I didn’t get internet access until I was fourteen. I didn’t know that transition was possible, or that male puberty might be avoidable. I endured the double torture of male puberty and high school, and shoved my gender dysphoria as deep inside as I could. But the thing no one ever tells you about gender dysphoria is that it steadily increases in intensity over time, and only an escalation in cross-gender experiences bring relief. By my early thirties, I was having daily panic attacks, and I knew it was time to do something.
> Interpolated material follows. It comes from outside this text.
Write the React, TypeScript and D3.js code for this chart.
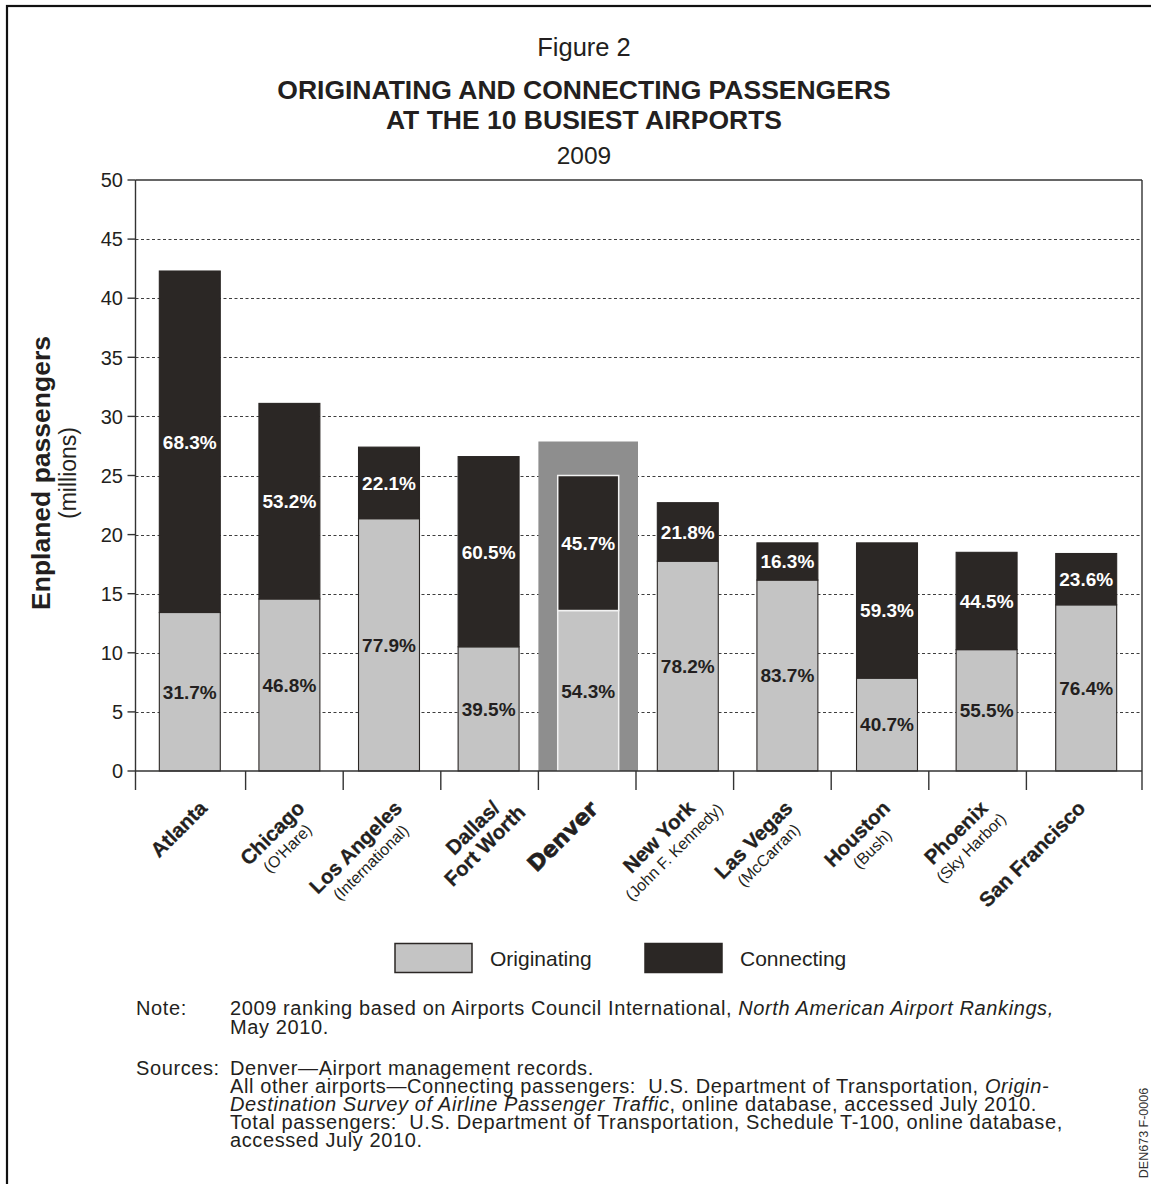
import React, { useEffect, useRef } from "react";
import * as d3 from "d3";

// Ten busiest airports, 2009 ranking order
const airports = [
  "Atlanta",
  "Chicago",
  "Los Angeles",
  "Dallas/Fort Worth",
  "Denver",
  "New York",
  "Las Vegas",
  "Houston",
  "Phoenix",
  "San Francisco",
];

// Axis label lines (bold name lines, then a smaller airport-name line)
const nameLines = [
  ["Atlanta"],
  ["Chicago"],
  ["Los Angeles"],
  ["Dallas/", "Fort Worth"],
  ["Denver"],
  ["New York"],
  ["Las Vegas"],
  ["Houston"],
  ["Phoenix"],
  ["San Francisco"],
];
const subNames = ["", "(O'Hare)", "(International)", "", "", "(John F. Kennedy)", "(McCarran)", "(Bush)", "(Sky Harbor)", ""];

// Total enplaned passengers (millions)
const totalPassengers = [42.3, 31.1, 27.4, 26.6, 25.0, 22.7, 19.3, 19.3, 18.5, 18.4];
// Share of originating and connecting passengers (%)
const originatingPct = [31.7, 46.8, 77.9, 39.5, 54.3, 78.2, 83.7, 40.7, 55.5, 76.4];
const connectingPct = [68.3, 53.2, 22.1, 60.5, 45.7, 21.8, 16.3, 59.3, 44.5, 23.6];

const yTicks = [0, 5, 10, 15, 20, 25, 30, 35, 40, 45, 50];
const highlighted = "Denver";

const legendItems = ["Originating", "Connecting"];

const W = 1151;
const H = 1184;
const SANS = "'Liberation Sans', Arial, Helvetica, sans-serif";
const HEAVY = "'DejaVu Sans', 'Liberation Sans', sans-serif";
const INK = "#231f20";
const DARK = "#2b2725";
const LIGHT = "#c4c4c4";
const HILITE = "#8e8e8e";
const NBSP = "\u00a0";

export default function App() {
  const ref = useRef<SVGSVGElement>(null);

  useEffect(() => {
    const svg = d3.select(ref.current);
    svg.selectAll("*").remove();

    const left = 135.5;
    const right = 1142;
    const top = 180;
    const bottom = 771;

    // Bar positions
    const x = d3
      .scaleBand<string>()
      .domain(airports)
      .range([140, 1136])
      .paddingInner(0.388)
      .paddingOuter(0.194);
    const step = x.step();
    const bw = x.bandwidth();
    const cellStart = (a: string) => (x(a) as number) - (step * x.paddingInner()) / 2;

    // Category cells under the axis (separators and rotated names)
    const axisX = d3.scaleBand<string>().domain(airports).range([148, 1124]);

    const y = d3.scaleLinear().domain([0, 50]).range([bottom, top]);

    // Outer frame
    svg
      .append("rect")
      .attr("x", 7)
      .attr("y", 6)
      .attr("width", W + 20)
      .attr("height", H + 20)
      .attr("fill", "none")
      .attr("stroke", "#111")
      .attr("stroke-width", 2.2);

    // Titles
    const cxTitle = 584;
    const titles = svg.append("g").attr("fill", INK).attr("font-family", SANS).attr("text-anchor", "middle");
    titles.append("text").attr("x", cxTitle).attr("y", 56).attr("font-size", 25.5).text("Figure 2");
    titles
      .append("text")
      .attr("x", cxTitle)
      .attr("y", 99)
      .attr("font-size", 26.5)
      .attr("font-weight", "bold")
      .text("ORIGINATING AND CONNECTING PASSENGERS");
    titles
      .append("text")
      .attr("x", cxTitle)
      .attr("y", 129)
      .attr("font-size", 26.5)
      .attr("font-weight", "bold")
      .text("AT THE 10 BUSIEST AIRPORTS");
    titles.append("text").attr("x", cxTitle).attr("y", 164).attr("font-size", 24.5).text("2009");

    // Dotted gridlines
    svg
      .append("g")
      .selectAll("line")
      .data(yTicks.filter((t) => t > 0 && t < 50))
      .join("line")
      .attr("x1", left)
      .attr("x2", right)
      .attr("y1", (d) => Math.round(y(d)) + 0.5)
      .attr("y2", (d) => Math.round(y(d)) + 0.5)
      .attr("stroke", "#3e3e3e")
      .attr("stroke-width", 1)
      .attr("stroke-dasharray", "3,2.5");

    // Highlight behind the Denver column
    const hiIdx = airports.indexOf(highlighted);
    const hiTop = y(totalPassengers[hiIdx]) - 34;
    svg
      .append("rect")
      .attr("x", cellStart(highlighted))
      .attr("y", hiTop)
      .attr("width", step)
      .attr("height", bottom - hiTop)
      .attr("fill", HILITE);

    const rows = airports.map((a, i) => {
      const total = totalPassengers[i];
      const orig = (total * originatingPct[i]) / 100;
      return { a, i, total, orig };
    });

    // Stacked bars
    const bars = svg.append("g");
    bars
      .selectAll("rect.orig")
      .data(rows)
      .join("rect")
      .attr("class", "orig")
      .attr("x", (d) => x(d.a) as number)
      .attr("y", (d) => y(d.orig))
      .attr("width", bw)
      .attr("height", (d) => y(0) - y(d.orig))
      .attr("fill", LIGHT)
      .attr("stroke", (d) => (d.a === highlighted ? "#f2f2f2" : DARK))
      .attr("stroke-width", (d) => (d.a === highlighted ? 1.5 : 1.1));
    bars
      .selectAll("rect.conn")
      .data(rows)
      .join("rect")
      .attr("class", "conn")
      .attr("x", (d) => x(d.a) as number)
      .attr("y", (d) => y(d.total))
      .attr("width", bw)
      .attr("height", (d) => y(d.orig) - y(d.total))
      .attr("fill", DARK)
      .attr("stroke", (d) => (d.a === highlighted ? "#f2f2f2" : DARK))
      .attr("stroke-width", (d) => (d.a === highlighted ? 1.5 : 1.1));

    // Percentage labels inside segments
    const pct = svg
      .append("g")
      .attr("font-family", SANS)
      .attr("font-weight", "bold")
      .attr("font-size", 19)
      .attr("text-anchor", "middle");
    pct
      .selectAll("text.c")
      .data(rows)
      .join("text")
      .attr("class", "c")
      .attr("x", (d) => (x(d.a) as number) + bw / 2)
      .attr("y", (d) => (y(d.total) + y(d.orig)) / 2)
      .attr("dy", "0.36em")
      .attr("fill", "#ffffff")
      .text((d) => `${connectingPct[d.i].toFixed(1)}%`);
    pct
      .selectAll("text.o")
      .data(rows)
      .join("text")
      .attr("class", "o")
      .attr("x", (d) => (x(d.a) as number) + bw / 2)
      .attr("y", (d) => (y(d.orig) + y(0)) / 2)
      .attr("dy", "0.36em")
      .attr("fill", INK)
      .text((d) => `${originatingPct[d.i].toFixed(1)}%`);

    // Plot frame and axes
    const frame = svg.append("g").attr("stroke", "#333").attr("stroke-width", 1.4).attr("fill", "none");
    frame.append("line").attr("x1", left).attr("x2", right).attr("y1", top).attr("y2", top);
    frame.append("line").attr("x1", right).attr("x2", right).attr("y1", top).attr("y2", bottom + 19);
    frame.append("line").attr("x1", left).attr("x2", left).attr("y1", top).attr("y2", bottom + 19);
    frame.append("line").attr("x1", left).attr("x2", right).attr("y1", bottom).attr("y2", bottom);
    // Category separators below the axis
    frame
      .selectAll("line.sep")
      .data(airports.slice(1))
      .join("line")
      .attr("class", "sep")
      .attr("x1", (a) => axisX(a) as number)
      .attr("x2", (a) => axisX(a) as number)
      .attr("y1", bottom)
      .attr("y2", bottom + 19);
    // Y ticks
    frame
      .selectAll("line.yt")
      .data(yTicks)
      .join("line")
      .attr("class", "yt")
      .attr("x1", left - 8)
      .attr("x2", left)
      .attr("y1", (d) => y(d))
      .attr("y2", (d) => y(d));

    svg
      .append("g")
      .attr("font-family", SANS)
      .attr("font-size", 20)
      .attr("fill", INK)
      .attr("text-anchor", "end")
      .selectAll("text")
      .data(yTicks)
      .join("text")
      .attr("x", 123)
      .attr("y", (d) => y(d))
      .attr("dy", "0.36em")
      .text((d) => String(d));

    // Y axis title
    const yt = svg.append("g").attr("font-family", SANS).attr("fill", INK).attr("text-anchor", "middle");
    yt.append("text")
      .attr("transform", "translate(50,473) rotate(-90)")
      .attr("font-size", 26.5)
      .attr("font-weight", "bold")
      .text("Enplaned passengers");
    yt.append("text")
      .attr("transform", "translate(76,473) rotate(-90)")
      .attr("font-size", 23)
      .text("(millions)");

    // Rotated category labels: top-right corner of the first line sits just right of the cell centre
    rows.forEach((d) => {
      const isHi = d.a === highlighted;
      const size = isHi ? 22 : 20.5;
      const cap = size * 0.72;
      const lx = (axisX(d.a) as number) + axisX.bandwidth() / 2 + 1;
      const ox = lx + cap * 0.707;
      const oy = 799 + cap * 0.707;
      const g = svg
        .append("g")
        .attr("transform", `translate(${ox},${oy}) rotate(-45)`)
        .attr("fill", INK);
      const lines = nameLines[d.i];
      const first = g
        .append("text")
        .attr("text-anchor", "end")
        .attr("font-family", isHi ? HEAVY : SANS)
        .attr("font-weight", "bold")
        .attr("font-size", size)
        .attr("stroke", INK)
        .attr("stroke-width", isHi ? 0.6 : 0.3)
        .text(lines[0]);
      const w0 = (first.node() as SVGTextElement).getComputedTextLength();
      lines.slice(1).forEach((ln, k) => {
        g.append("text")
          .attr("x", -w0 / 2 - 4)
          .attr("y", 21 * (k + 1))
          .attr("text-anchor", "middle")
          .attr("font-family", SANS)
          .attr("font-weight", "bold")
          .attr("font-size", size)
          .attr("stroke", INK)
          .attr("stroke-width", 0.3)
          .text(ln);
      });
      if (subNames[d.i]) {
        g.append("text")
          .attr("x", -w0 / 2)
          .attr("y", 20)
          .attr("text-anchor", "middle")
          .attr("font-family", SANS)
          .attr("font-size", 16)
          .text(subNames[d.i]);
      }
    });

    // Legend
    const legend = svg.append("g").attr("font-family", SANS).attr("font-size", 21).attr("fill", INK);
    legendItems.forEach((name, k) => {
      const lx = 395 + k * 250;
      legend
        .append("rect")
        .attr("x", lx)
        .attr("y", 943.5)
        .attr("width", 77)
        .attr("height", 29)
        .attr("fill", k === 0 ? LIGHT : DARK)
        .attr("stroke", DARK)
        .attr("stroke-width", 1.5);
      legend
        .append("text")
        .attr("x", lx + 95)
        .attr("y", 965.5)
        .text(name);
    });

    // Notes and sources
    const notes = svg
      .append("g")
      .attr("font-family", SANS)
      .attr("font-size", 20)
      .attr("letter-spacing", 0.6)
      .attr("fill", INK);
    const tx = 230;
    const put = (yy: number, parts: [string, boolean][], xx = tx) => {
      const t = notes.append("text").attr("x", xx).attr("y", yy);
      parts.forEach(([s, it]) => {
        t.append("tspan").attr("font-style", it ? "italic" : "normal").text(s);
      });
    };
    put(1015, [["Note:", false]], 136);
    put(1015, [
      ["2009 ranking based on Airports Council International, ", false],
      ["North American Airport Rankings,", true],
    ]);
    put(1034, [["May 2010.", false]]);
    put(1075, [["Sources:", false]], 136);
    put(1075, [["Denver\u2014Airport management records.", false]]);
    put(1093, [
      [`All other airports\u2014Connecting passengers:${NBSP} U.S. Department of Transportation, `, false],
      ["Origin-", true],
    ]);
    put(1111, [
      ["Destination Survey of Airline Passenger Traffic", true],
      [", online database, accessed July 2010.", false],
    ]);
    put(1129, [[`Total passengers:${NBSP} U.S. Department of Transportation, Schedule T-100, online database,`, false]]);
    put(1147, [["accessed July 2010.", false]]);

    svg
      .append("text")
      .attr("transform", "translate(1148,1133) rotate(-90)")
      .attr("text-anchor", "middle")
      .attr("font-family", SANS)
      .attr("font-size", 12.5)
      .attr("fill", "#333")
      .text("DEN673 F-0006");
  }, []);

  return (
    <svg
      ref={ref}
      width={W}
      height={H}
      viewBox={`0 0 ${W} ${H}`}
      style={{ position: "absolute", left: 0, top: 0, background: "#fff" }}
    />
  );
}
The first thing my mom did when I told her was lean across the table, take both of my hands in hers, and tell me she would always love me. The relief I felt was overwhelming. Still, I could tell that my mom was being careful with her words, and I didn’t blame her. By then I’d had decades to learn about trans people; it would have been unfair to expect her to be an expert right away. I can’t overstate how important my mother’s early support was for my transition. My mom and I grew closer as a result, and eventually we brought my dad into the fold. Like my mother, his initial reaction was one of support.
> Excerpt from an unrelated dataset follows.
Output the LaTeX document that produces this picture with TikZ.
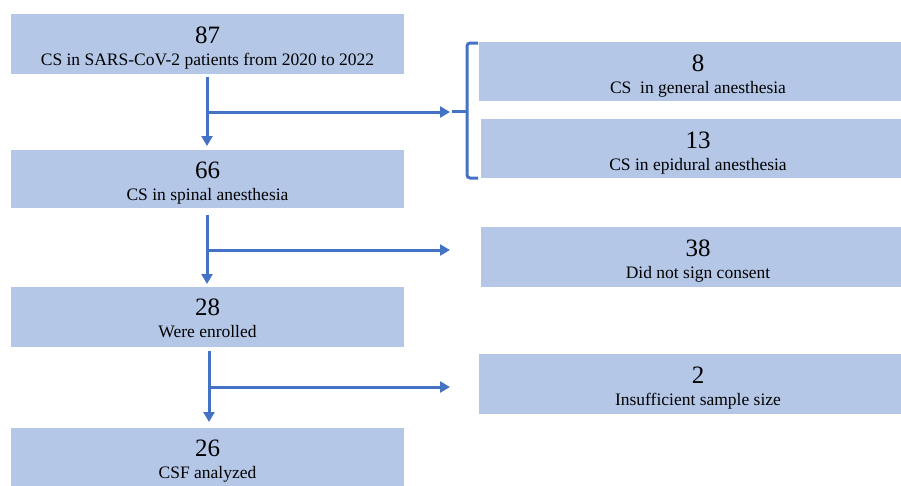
\documentclass[tikz,border=0pt]{standalone}
\usepackage{fontspec}
\setmainfont{Liberation Serif}
\newfontfamily\figserif{Liberation Serif}
\usetikzlibrary{arrows.meta,calc}
\definecolor{boxfill}{HTML}{B4C7E7}
\definecolor{arrowblue}{HTML}{4472C4}
\begin{document}
\begin{tikzpicture}[x=1pt,y=-1pt,
  box/.style={fill=boxfill,draw=none,inner sep=0pt,anchor=north west},
  numtext/.style={font=\figserif\fontsize{25}{25}\selectfont,anchor=base,inner sep=0pt},
  lbltext/.style={font=\figserif\fontsize{17.5}{17.5}\selectfont,anchor=base,inner sep=0pt},
  conn/.style={draw=arrowblue,line width=3pt},
  arr/.style={conn,-{Triangle[length=10pt,width=11pt]}},
  bracket/.style={draw=arrowblue,line width=3pt,rounded corners=3pt}]
\useasboundingbox (0,0) rectangle (901,485);
% left column boxes
\node[box,minimum width=393pt,minimum height=60pt] (b87) at (11,14) {};
\node[box,minimum width=393pt,minimum height=58pt] (b66) at (11,150) {};
\node[box,minimum width=393pt,minimum height=60pt] (b28) at (11,287) {};
\node[box,minimum width=393pt,minimum height=60pt] (b26) at (11,428) {};
% right column boxes
\node[box,minimum width=422pt,minimum height=59pt] (b8) at (479,42) {};
\node[box,minimum width=420pt,minimum height=59pt] (b13) at (481,119) {};
\node[box,minimum width=420pt,minimum height=60pt] (b38) at (481,227) {};
\node[box,minimum width=422pt,minimum height=60pt] (b2) at (479,354) {};
% texts
\node[numtext] (t87) at (207.5,43) {87};
\node[lbltext] (l87) at (207.5,65) {CS in SARS-CoV-2 patients from 2020 to 2022};
\node[numtext] (t66) at (207.5,178) {66};
\node[lbltext] (l66) at (207.5,200) {CS in spinal anesthesia};
\node[numtext] (t28) at (207.5,315) {28};
\node[lbltext] (l28) at (207.5,337) {Were enrolled};
\node[numtext] (t26) at (207.5,456) {26};
\node[lbltext] (l26) at (207.5,478) {CSF analyzed};
\node[numtext] (t8) at (698,71) {8};
\node[lbltext] (l8) at (698,93) {CS\ \ in general anesthesia};
\node[numtext] (t13) at (698,148) {13};
\node[lbltext] (l13) at (698,170) {CS in epidural anesthesia};
\node[numtext] (t38) at (698,256) {38};
\node[lbltext] (l38) at (698,278) {Did not sign consent};
\node[numtext] (t2) at (698,383) {2};
\node[lbltext] (l2) at (698,405) {Insufficient sample size};
% junctions and bracket
\coordinate (j1) at (207,112);
\coordinate (j2) at (207,250);
\coordinate (j3) at (209,387);
\coordinate (bt) at (478,43);
\coordinate (bb) at (478,178);
\coordinate (bm) at (467,111);
\coordinate (bn) at (452,111);
% vertical arrows
\draw[arr] (207,77) -- (207,146);
\draw[arr] (207,215) -- (207,284);
\draw[arr] (209,351) -- (209,422);
% horizontal branches
\draw[arr] (j1) -- (450,112);
\draw[arr] (j2) -- (450,250);
\draw[arr] (j3) -- (450,387);
% bracket
\draw[bracket] (bt) -- (bt -| bm) -- (bb -| bm) -- (bb);
\draw[conn] (bn) -- (bm);
\end{tikzpicture}
\end{document}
I had been secretly calling myself Katelyn since I was ten, and I knew I wanted it to be my first name. I asked my parents to give me a new middle name.
“If you had been born a girl, we were going to name you Carrie Anne,” my mother said. “How does Katelyn Anne Burns feel to you?”
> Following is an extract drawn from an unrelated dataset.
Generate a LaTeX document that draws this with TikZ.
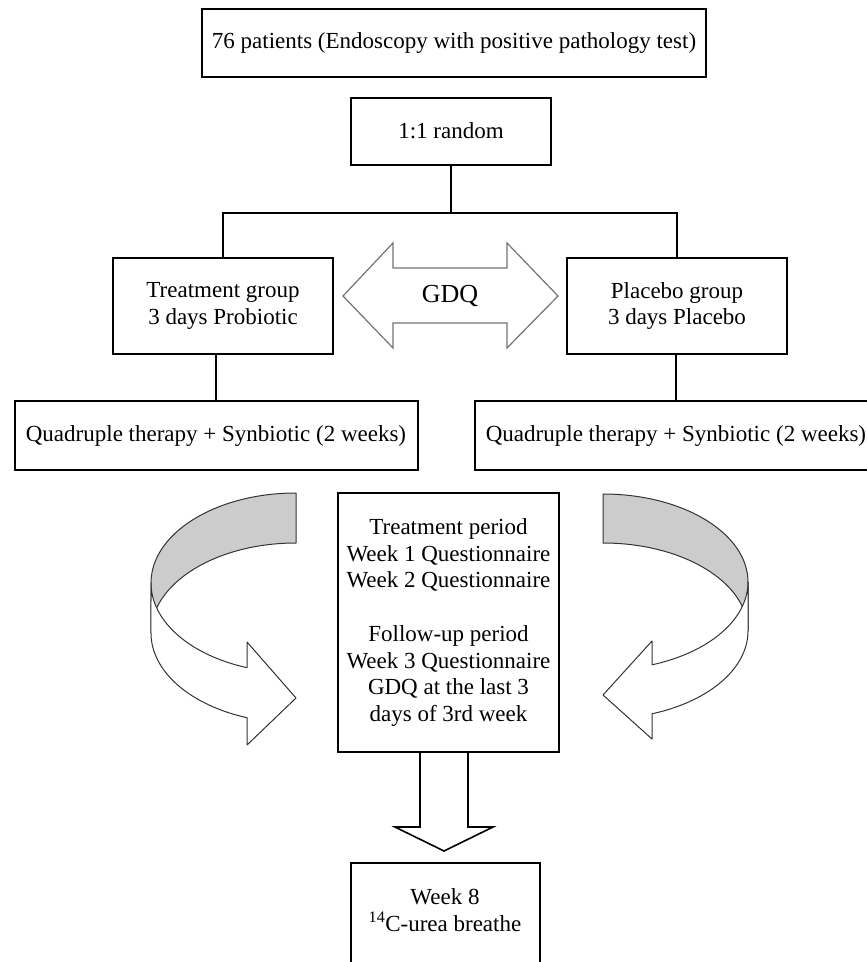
\documentclass[tikz,border=0pt]{standalone}
\usepackage{fontspec}
\setmainfont{Liberation Serif}
\usetikzlibrary{positioning}

\begin{document}
\begin{tikzpicture}[x=1pt, y=-1pt,
    main/.style={draw, line width=2pt, align=center, inner sep=0pt, font=\fontsize{23}{26.7}\selectfont},
    ln/.style={line width=1.8pt},
    band/.style={draw=black!80, line width=1pt, line join=round},
    gdq/.style={draw=black!55, line width=1.2pt, line join=miter},
    blk/.style={draw, line width=1.6pt, line join=miter}]
      \clip (0,0) rectangle (867,962);
      \node[main, minimum width=504, minimum height=68] (1) at (454,43) {76 patients (Endoscopy with positive pathology test)};
      \node[main, minimum width=200, minimum height=67] (2) at (451,131) {1:1 random};
      \node[main, minimum width=220, minimum height=96] (3) at (223,306) {Treatment group\\3 days Probiotic};
      \node[main, minimum width=220, minimum height=96] (4) at (677,306) {Placebo group\\3 days Placebo};
      \node[main, minimum width=403, minimum height=69] (5) at (216,435.5) {Quadruple therapy + Synbiotic (2 weeks)};
      \node[main, minimum width=403, minimum height=69] (6) at (676,435.5) {Quadruple therapy + Synbiotic (2 weeks)};
      \node[main, minimum width=221, minimum height=259] (7) at (448.5,622.5) {Treatment period\\Week 1 Questionnaire\\Week 2 Questionnaire\\[26.7pt]Follow-up period\\Week 3 Questionnaire\\GDQ at the last 3\\days of 3rd week};
      \node[main, minimum width=189, minimum height=140, anchor=north] (8) at (445.5,862) {};
      \node[font=\fontsize{23}{26.7}\selectfont, align=center] (9) at (445,910) {Week 8\\\textsuperscript{14}C-urea breathe};
      \coordinate (bar) at (451,213);

      \draw[ln] (2) -- (bar);
      \draw[ln] (3.north) |- (bar) -| (4.north);
      \draw[ln] (5.north) -- (5.north |- 3.south);
      \draw[ln] (6.north) -- (6.north |- 4.south);

      % GDQ between the groups
      \draw[gdq] (343,296) -- (393,243) -- (393,268) -- (507,268) -- (507,243) -- (558,296) -- (507,348) -- (507,323) -- (393,323) -- (393,348) -- cycle;
      \node[font=\fontsize{26}{30}\selectfont] (gdq) at (450,296) {GDQ};

      % curved arrows
      \draw[band, fill=gray!40] (296,493) arc[start angle=270, end angle=180, x radius=145, y radius=90] -- ++(0,50) arc[start angle=180, end angle=270, x radius=145, y radius=90] -- cycle;
      \draw[band, fill=white] (151,583) arc[start angle=180, end angle=109.75, x radius=145, y radius=90] -- (247,642) -- (296,698) -- (247,745) -- (247,717.7) arc[start angle=109.75, end angle=180, x radius=145, y radius=90] -- cycle;
      \draw[band, fill=gray!40] (603,494) arc[start angle=270, end angle=360, x radius=145, y radius=88] -- ++(0,49) arc[start angle=360, end angle=270, x radius=145, y radius=88] -- cycle;
      \draw[band, fill=white] (748,582) arc[start angle=0, end angle=70.25, x radius=145, y radius=88] -- (652,641) -- (603,695) -- (652,739) -- (652,713.8) arc[start angle=70.25, end angle=0, x radius=145, y radius=88] -- cycle;

      % down to week 8
      \draw[blk] ([xshift=-28.5pt]7.south) -- ++(0,74) -- ++(-25,0) -- ++(49,24) -- ++(49,-24) -- ++(-25,0) -- ++(0,-74);
    \end{tikzpicture}
\end{document}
I fell in love with the name instantly: It had grace, it fit, it was me. Within any gender transition, there are little moments along the way that become touchstones of your new self, and for me the moment when my new name came together was just such a moment.
*
One nagging question remained: Why “Carrie”? Why had my parents chosen it in the first place? As far as I was aware, it wasn’t a family name, nor was it a popular baby name in the year I was born. My brother had been named after a family member, but my own deadname had no familial ties at all. I chalked up “Carrie” as a name that my parents had just plain liked.
My parents and I decided not to tell my only remaining grandparent, my father’s mother, about my transition, as her dementia had slipped to a point where we believed that she wouldn’t be able to understand. It did and does hurt to know that none of my grandparents will ever get to know me as their granddaughter. Even though most of my family has embraced me and my new life as Katelyn, in their presence sometimes I still feel a kind of imposter syndrome, the feeling I don’t quite belong.
When I received my cousin Jeanne’s gift, for me it was far more than just a set of crystal wine glasses. It was validation, recognition, a connection I hadn’t even fully realized I was looking for. Discovering I would have been named after one of the matriarchs of my family if my parents had known I was a girl, I felt a true sense of family—a measure of belonging I had never known before.
My cousin wrote that she had chosen the wine glasses to commemorate my transition because I deserved a celebration for daring to live openly as my true self. I had found my place in the world: as a woman, and within my own family.
A few nights later, at the end of a long workday, I picked up some Thai food and then decided to stop at the store for a nice bottle of Riesling. At home, sitting at the table with my dinner steaming in front of me, I uncorked the wine and poured myself a glass. I held it in my hand, running a light finger across the leaf motif. Though I was alone in my apartment thousands of miles from any relatives, I suddenly felt surrounded by family, past and present. I thought about my great-grandmother, my cousin, my mother, and all the other women in my family before me. Cheers , I thought, and drank a toast to all of us.